Detroit: There's Art at Its Heart

As I read the story, I kept thinking these words made no sense. There is no room in my head for the conversation. So I read it again.

The story describes how "Christie's appraisers enter on Mondays, when the museum is closed, and either inspect what's on the walls or ask to see some of the thousands of works not on display, sometimes sending Detroit Institute of Arts (DIA) technicians on half-day missions to find pieces in deep storage and prepare them for examination."


I found myself reading this the same way you might replay a car accident in your head -- with everything from visuals of the event to the sounds of breaking glass and bending metal.
In the last century, when Detroit's big thinkers first planted the "art" seeds that eventually grew into a world-class institution, could they ever have imagined, in their wildest dreams, a scenario like the LA Times chronicles?

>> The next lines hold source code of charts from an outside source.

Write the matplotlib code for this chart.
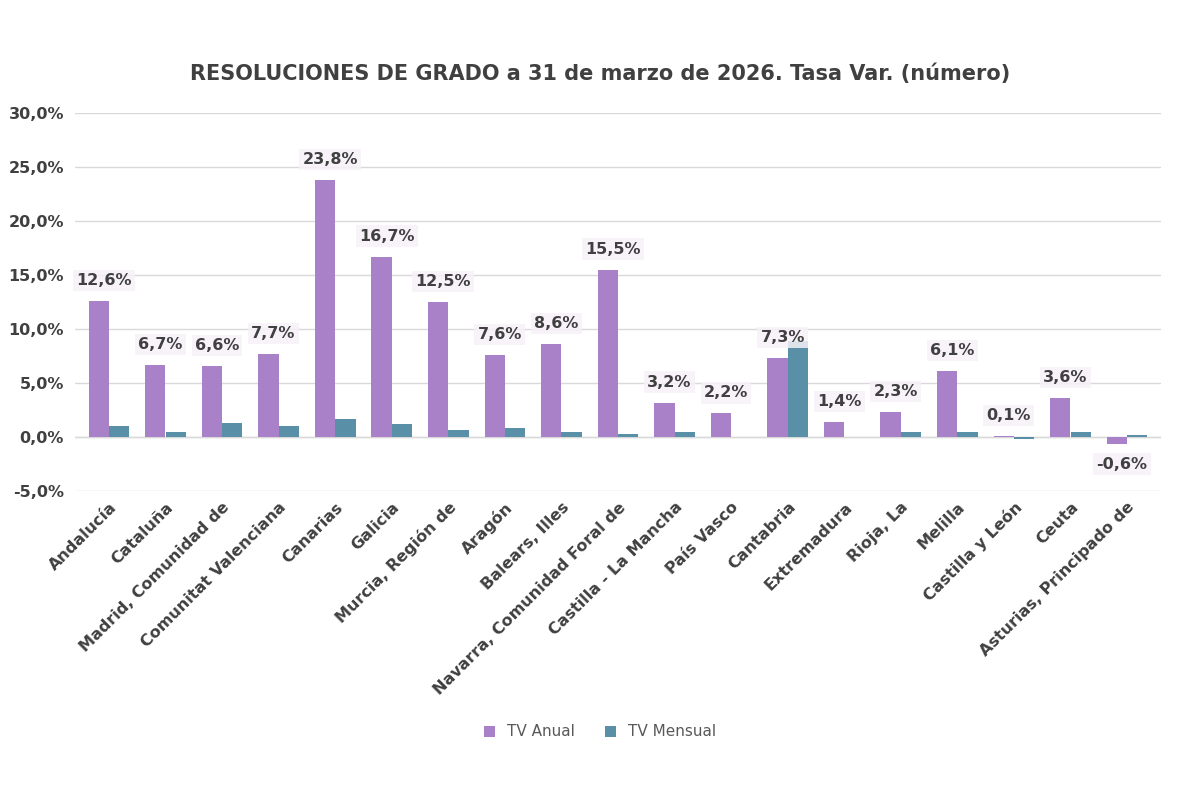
import numpy as np
import matplotlib.pyplot as plt

regiones = ["Andalucía", "Cataluña", "Madrid, Comunidad de", "Comunitat Valenciana",
            "Canarias", "Galicia", "Murcia, Región de", "Aragón", "Balears, Illes",
            "Navarra, Comunidad Foral de", "Castilla - La Mancha", "País Vasco",
            "Cantabria", "Extremadura", "Rioja, La", "Melilla", "Castilla y León",
            "Ceuta", "Asturias, Principado de"]
tv_anual = [12.6, 6.7, 6.6, 7.7, 23.8, 16.7, 12.5, 7.6, 8.6, 15.5, 3.2, 2.2,
            7.3, 1.4, 2.3, 6.1, 0.1, 3.6, -0.6]
tv_mensual = [1.0, 0.5, 1.3, 1.0, 1.7, 1.2, 0.7, 0.8, 0.5, 0.3, 0.5, 0.0,
              8.9, 0.0, 0.5, 0.5, -0.2, 0.5, 0.2]

c_anual = "#A981C8"
c_mensual = "#5A8FA8"

fig = plt.figure(figsize=(12, 8), dpi=100)
ax = fig.add_axes([0.0625, 0.386, 0.905, 0.473])

x = np.arange(len(regiones))
w = 0.36
ax.bar(x - w / 2, tv_anual, w, color=c_anual, label="TV Anual", zorder=3)
ax.bar(x + w / 2, tv_mensual, w, color=c_mensual, label="TV Mensual", zorder=3)

for xi, v in zip(x, tv_anual):
    y = v + 1.2 if v >= 0 else v - 1.2
    ax.text(xi - w / 4, y, ("%.1f%%" % v).replace(".", ","), ha="center",
            va="bottom" if v >= 0 else "top", fontsize=11.5, fontweight="bold",
            color="#404040", zorder=4,
            bbox=dict(boxstyle="square,pad=0.2", fc="#F6F1F8", ec="none", alpha=0.85))

ax.set_ylim(-5, 30)
ax.set_xlim(-0.6, len(regiones) - 0.4)
ax.set_yticks(np.arange(-5, 31, 5))
ax.set_yticklabels([("%.1f%%" % t).replace(".", ",") for t in np.arange(-5, 31, 5)],
                   fontsize=11.5, fontweight="bold", color="#404040")
ax.yaxis.set_tick_params(length=0, pad=8)
ax.grid(axis="y", color="#D9D9D9", linewidth=1, zorder=0)
for s in ax.spines.values():
    s.set_visible(False)
ax.axhline(0, color="#D9D9D9", linewidth=1, zorder=1)

ax.set_xticks(x)
ax.set_xticklabels(regiones, rotation=45, ha="right", rotation_mode="anchor",
                   fontsize=11.5, fontweight="bold", color="#404040")
ax.xaxis.set_tick_params(length=0, pad=6)

fig.text(0.5, 0.9, "RESOLUCIONES DE GRADO a 31 de marzo de 2026. Tasa Var. (número)",
         ha="center", fontsize=15, fontweight="bold", color="#404040")

fig.legend(loc="center", bbox_to_anchor=(0.5, 0.085), ncol=2, frameon=False,
           fontsize=11, handlelength=0.7, handleheight=0.7, labelcolor="#595959")

fig.savefig("out.png")
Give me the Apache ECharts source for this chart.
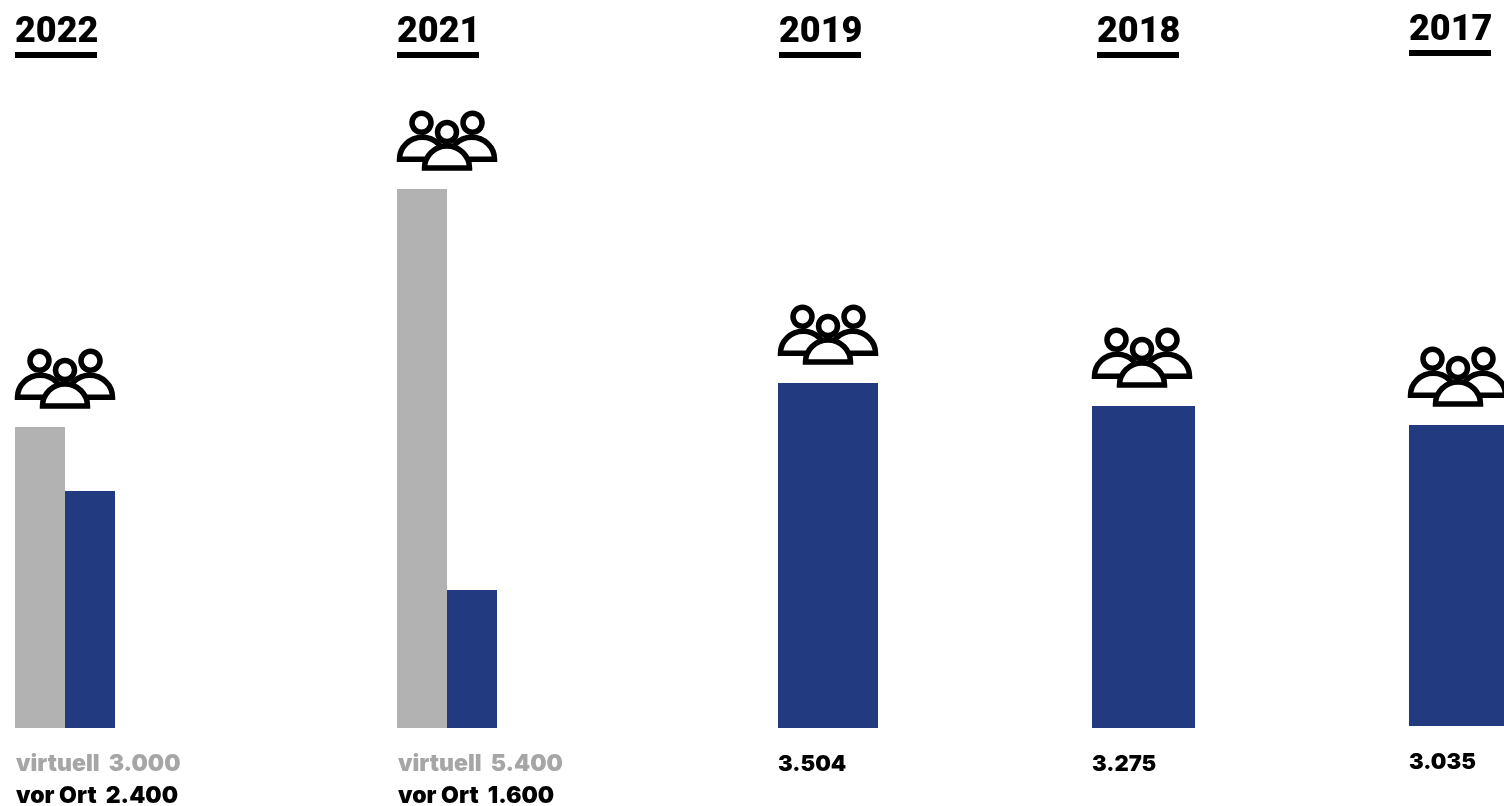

The DIA is a place that for decades has been a beacon to Detroit -- despite some very hard times. In my mind, the DIA is the closest thing the city has to a natural resource.

If California went bankrupt, would they chop down the redwoods to sell lumber? What do you end up with? A few bills paid and a lot of ugly stumps.

Born in Detroit, I was raised on a steady diet of the DIA's "You Gotta Have Art!" the toe-tapping TV campaign of the 1970's sung to the tune of "You Gotta Have Heart" from Damn Yankees.

I am not a financial expert. Though as the founder of an organization with an interest in public health and prevention, I find it counterintuitive -- and counterproductive -- to remove anything healthy from a city that clearly needs so much.

The DIA is not about Detroit's history; it's about its future. The notion of using the great Masters to mop-up decades of bad management eliminates a vast toolbox with instruments designed to inspire and improve the future of Detroit and its children.

The DIA is not just a soul-nurturing healthy space. It is an institution that works to spark the brain inspire dreams and bigger thinking. In the work for prevention, those are the essentials in raising the bar for human health.